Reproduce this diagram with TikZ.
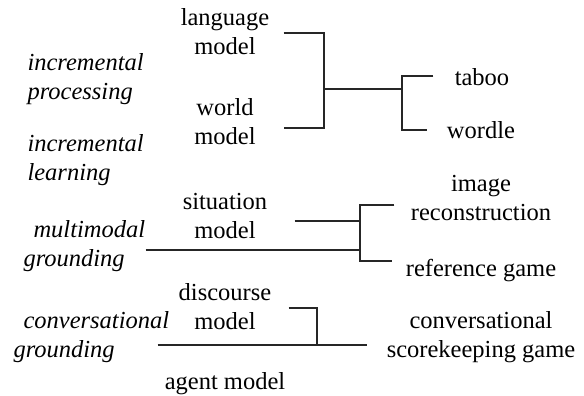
\documentclass[tikz,border=0pt]{standalone}
\usepackage{fontspec}
\setmainfont{Liberation Serif}
\usetikzlibrary{positioning}

\begin{document}
\begin{tikzpicture}[x=1pt,y=-1pt,
    txt/.style={align=center,font=\fontsize{24.5}{29}\selectfont},
    link/.style={black!85,line width=1.4pt}]
    \useasboundingbox (0,0) rectangle (584,396);
    %%%%% THE MODELS
    \begin{scope}[every node/.style={txt,text width=100pt}]
      \node (LM) at (225,32) {language\\model};
      \node (WM) at (225,122) {world\\model};
      \node (SM) at (225,216) {situation\\model};
      \node (DM) at (225,307) {discourse\\model};
    \end{scope}
    \node[txt] (AM) at (225,384) {agent model};
    %%%%% THE PROCESSES
    \begin{scope}[every node/.style={txt,align=left,anchor=west,font=\fontsize{24.5}{29}\selectfont\itshape}]
      \node (IP) at (24,79) {incremental\\processing};
      \node (IL) at (24,160) {incremental\\learning};
      \node (MG) at (20,246) {\hspace{10pt}multimodal\\grounding};
      \node (CG) at (10,337) {\hspace{10pt}conversational\\grounding};
    \end{scope}
    %%%%% THE GAMES
    \begin{scope}[every node/.style={txt}]
      \node (TB) at (482,77) {taboo};
      \node (WD) at (481,130) {wordle};
      \node (IR) at (481,198) {image\\reconstruction};
      \node (RG) at (481,271) {reference game};
      \node (CS) at (481,337) {conversational\\scorekeeping game};
    \end{scope}
    %%%% LINKS FROM THE MODELS TO THE GAMES
    \coordinate (J1) at (324,89);
    \coordinate (J2) at (402,89);
    \coordinate (J3) at (360,221);
    \coordinate (J4) at (360,250);
    \coordinate (J5) at (317,345);
    \draw[link] ([xshift=5pt,yshift=-1pt]LM.east) -| (J1) |- ([xshift=5pt,yshift=-6pt]WM.east);
    \draw[link] (J1) -- (J2);
    \draw[link] ([xshift=-18pt,yshift=1pt]TB.west) -| (J2) |- ([xshift=-16pt]WD.west);
    \draw[link] ([xshift=16pt,yshift=-5pt]SM.east) -- (J3);
    \draw[link] ([xshift=-3pt,yshift=-4pt]MG.east) -- (J4);
    \draw[link] ([xshift=-13pt,yshift=-7pt]IR.west) -| (J4) |- ([xshift=-10pt,yshift=10pt]RG.west);
    \draw[link] ([xshift=10pt,yshift=-1pt]DM.east) -| (J5);
    \draw[link] ([xshift=-15pt,yshift=-8pt]CG.east) -- ([xshift=-16pt,yshift=-8pt]CS.west);
\end{tikzpicture}
\end{document}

◇ ◇ ◇ ◇ ◇

=== Short task ===
Reproduce all of the data exactly; the pictures do not belong in the copy.

=== Solution to this exercise ===
Reproduce this diagram with TikZ.
\documentclass[tikz,border=0pt]{standalone}
\usepackage{fontspec}
\setmainfont{Liberation Serif}
\usetikzlibrary{positioning}

\begin{document}
\begin{tikzpicture}[x=1pt,y=-1pt,
    txt/.style={align=center,font=\fontsize{24.5}{29}\selectfont},
    link/.style={black!85,line width=1.4pt}]
    \useasboundingbox (0,0) rectangle (584,396);
    %%%%% THE MODELS
    \begin{scope}[every node/.style={txt,text width=100pt}]
      \node (LM) at (225,32) {language\\model};
      \node (WM) at (225,122) {world\\model};
      \node (SM) at (225,216) {situation\\model};
      \node (DM) at (225,307) {discourse\\model};
    \end{scope}
    \node[txt] (AM) at (225,384) {agent model};
    %%%%% THE PROCESSES
    \begin{scope}[every node/.style={txt,align=left,anchor=west,font=\fontsize{24.5}{29}\selectfont\itshape}]
      \node (IP) at (24,79) {incremental\\processing};
      \node (IL) at (24,160) {incremental\\learning};
      \node (MG) at (20,246) {\hspace{10pt}multimodal\\grounding};
      \node (CG) at (10,337) {\hspace{10pt}conversational\\grounding};
    \end{scope}
    %%%%% THE GAMES
    \begin{scope}[every node/.style={txt}]
      \node (TB) at (482,77) {taboo};
      \node (WD) at (481,130) {wordle};
      \node (IR) at (481,198) {image\\reconstruction};
      \node (RG) at (481,271) {reference game};
      \node (CS) at (481,337) {conversational\\scorekeeping game};
    \end{scope}
    %%%% LINKS FROM THE MODELS TO THE GAMES
    \coordinate (J1) at (324,89);
    \coordinate (J2) at (402,89);
    \coordinate (J3) at (360,221);
    \coordinate (J4) at (360,250);
    \coordinate (J5) at (317,345);
    \draw[link] ([xshift=5pt,yshift=-1pt]LM.east) -| (J1) |- ([xshift=5pt,yshift=-6pt]WM.east);
    \draw[link] (J1) -- (J2);
    \draw[link] ([xshift=-18pt,yshift=1pt]TB.west) -| (J2) |- ([xshift=-16pt]WD.west);
    \draw[link] ([xshift=16pt,yshift=-5pt]SM.east) -- (J3);
    \draw[link] ([xshift=-3pt,yshift=-4pt]MG.east) -- (J4);
    \draw[link] ([xshift=-13pt,yshift=-7pt]IR.west) -| (J4) |- ([xshift=-10pt,yshift=10pt]RG.west);
    \draw[link] ([xshift=10pt,yshift=-1pt]DM.east) -| (J5);
    \draw[link] ([xshift=-15pt,yshift=-8pt]CG.east) -- ([xshift=-16pt,yshift=-8pt]CS.west);
\end{tikzpicture}
\end{document}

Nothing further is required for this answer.